Perrotin Shop (Photo: Rochelle Newman)

Before opening his gallery, James Danziger had a career in journalism that included being named photo editor for The Sunday Times of London at just 25 years old. The Danziger Gallery (95 Rivington Street) distinguishes itself with exhibitions that include both contemporary and historic photographs.

Being 100 percent volunteer-powered, Bluestockings (172 Allen Street) is the epitome of a local bookstore. The shelves stock over 6,000 titles covering feminism, queer and gender studies, global capitalism, climate and environment, race and black studies, and many more. Their fair-trade café serves light vegan and organic fare, and a full events calendar offers an almost daily selection of readings, workshops and discussions.

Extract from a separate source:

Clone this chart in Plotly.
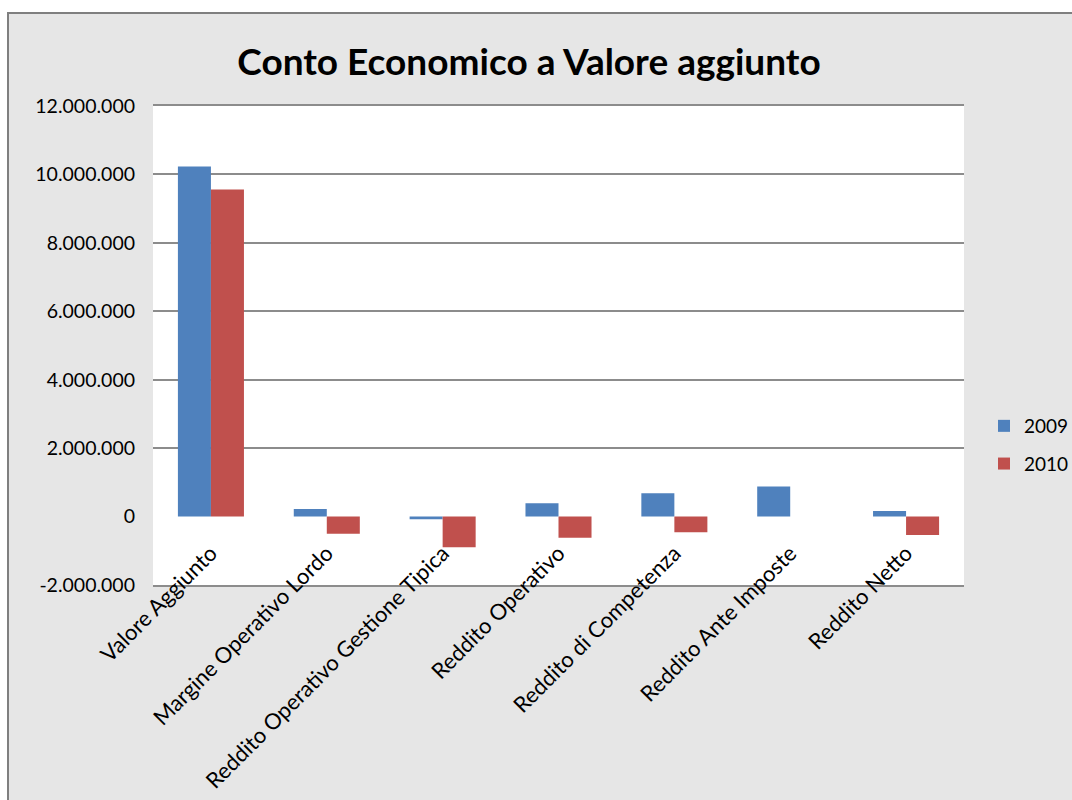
import plotly.graph_objects as go

categories = [
    "Valore Aggiunto",
    "Margine Operativo Lordo",
    "Reddito Operativo Gestione Tipica",
    "Reddito Operativo",
    "Reddito di Competenza",
    "Reddito Ante Imposte",
    "Reddito Netto",
]
values_2009 = [10230000, 220000, -80000, 390000, 680000, 880000, 160000]
values_2010 = [9560000, -500000, -900000, -620000, -460000, 0, -540000]

y_tickvals = [-2000000, 0, 2000000, 4000000, 6000000, 8000000, 10000000, 12000000]
y_ticktext = ["-2.000.000", "0", "2.000.000", "4.000.000", "6.000.000",
              "8.000.000", "10.000.000", "12.000.000"]
grid_vals = [2000000, 4000000, 6000000, 8000000, 10000000]

FONT = "Lato"
BG = "#E6E6E6"
GRID = "#8C8C8C"

W, H = 1072, 800
L, T = 153, 106
R = W - 964
B = H - 585
PW, PH = W - L - R, H - T - B


def px_x(p):
    return (p - L) / PW


def px_y(p):
    return (H - B - p) / PH


fig = go.Figure()
fig.add_trace(go.Bar(x=categories, y=values_2009, name="2009",
                     marker=dict(color="#4F81BD", line=dict(width=0)),
                     legendgroup="a"))
fig.add_trace(go.Bar(x=categories, y=values_2010, name="2010",
                     marker=dict(color="#C0504D", line=dict(width=0)),
                     legendgroup="b"))
fig.add_trace(go.Scatter(x=[categories[0]], y=[0], yaxis="y2", mode="markers",
                         marker=dict(opacity=0), showlegend=False, hoverinfo="skip"))

fig.update_layout(
    width=W, height=H,
    margin=dict(l=L, r=R, t=T, b=B, autoexpand=False),
    paper_bgcolor=BG,
    plot_bgcolor="white",
    font=dict(family=FONT, size=19, color="#000000"),
    barmode="group",
    bargap=0.43,
    bargroupgap=0,
    title=dict(text="<b>Conto Economico a Valore aggiunto</b>",
               x=529 / W, xref="container", xanchor="center",
               y=1 - 62 / H, yref="container", yanchor="middle",
               font=dict(family=FONT, size=37, color="#000000")),
    xaxis=dict(
        tickangle=-45,
        showgrid=False,
        showline=True,
        mirror=True,
        linecolor=GRID,
        linewidth=1.5,
        zeroline=False,
        ticks="",
        automargin=False,
        tickfont=dict(family=FONT, size=22, color="#000000"),
        ticklabelstandoff=-55,
    ),
    yaxis=dict(
        range=[-2000000, 12000000],
        tickvals=y_tickvals,
        ticktext=y_ticktext,
        showgrid=False,
        zeroline=False,
        showline=False,
        ticks="",
        automargin=False,
        ticklabelstandoff=17,
        tickfont=dict(family=FONT, size=19.5, color="#000000"),
    ),
    yaxis2=dict(
        range=[-2000000, 12000000],
        overlaying="y",
        side="left",
        tickvals=grid_vals,
        showticklabels=False,
        showgrid=True,
        gridcolor=GRID,
        gridwidth=1.5,
        zeroline=False,
        showline=False,
        ticks="",
        automargin=False,
    ),
    legend=dict(
        xref="container", yref="container",
        x=984 / W, xanchor="left",
        y=1 - 445 / H, yanchor="middle",
        traceorder="grouped",
        tracegroupgap=10,
        bgcolor="rgba(0,0,0,0)",
        font=dict(family=FONT, size=19, color="#000000"),
        itemwidth=30,
    ),
    shapes=[
        # white strips outside the chart frame
        dict(type="rect", xref="paper", yref="paper",
             x0=px_x(-20), x1=px_x(1100), y0=px_y(13), y1=px_y(-20),
             fillcolor="white", line=dict(width=0), layer="above"),
        dict(type="rect", xref="paper", yref="paper",
             x0=px_x(-20), x1=px_x(8), y0=px_y(830), y1=px_y(-20),
             fillcolor="white", line=dict(width=0), layer="above"),
        # chart frame
        dict(type="rect", xref="paper", yref="paper",
             x0=px_x(8), x1=px_x(1110), y0=px_y(830), y1=px_y(13),
             fillcolor="rgba(0,0,0,0)", line=dict(color="#7F7F7F", width=2),
             layer="above"),
    ],
)

fig.write_html(
    "out.html",
    config={"displayModeBar": False},
    post_script=(
        "document.documentElement.style.margin='0';"
        "document.documentElement.style.overflow='hidden';"
        "document.body.style.margin='0';"
        "document.body.style.overflow='hidden';"
    ),
)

Bluestockings (Photo: Rochelle Newman)


For a taste of old-school Lower East Side charm, Classic Coffee Shop (56 Hester Street) lives up to its name. The shop gets high marks for its coffee, toasted buttered bagels, and other simple menu items. Carmine, the owner, grew up nearby and is happy to talk about the neighborhood. The shop has been here for over forty years, evident by the original photos and memorabilia decorating its walls.

Coffee is brewed fresh every hour, on the hour at Konditori (182 Allen Street), the Swedish Espresso Bar that was first founded in Park Slope, Brooklyn. The Lower East Side location is a popular morning stop for locals who appreciate the flavorful coffee, a blend made from Arabic beans from three different Central American countries through an air heated process. Swedish and American treats like bagels, Cardamom Bread and Kanelbulle (cinnamon rolls) add to the experience.

Konditori (Photo: Rochelle Newman)

It’s not uncommon to hear Roasting Plant (81 Orchard Street) referred to as a Willy Wonka-esque experience, due to the visual performance of their Javabot™ system — clear tubing that stores beans and delivers them to roasters and brewers. Customers watch the process unfold before their eyes as their cup of coffee is made on demand for optimal quality and freshness.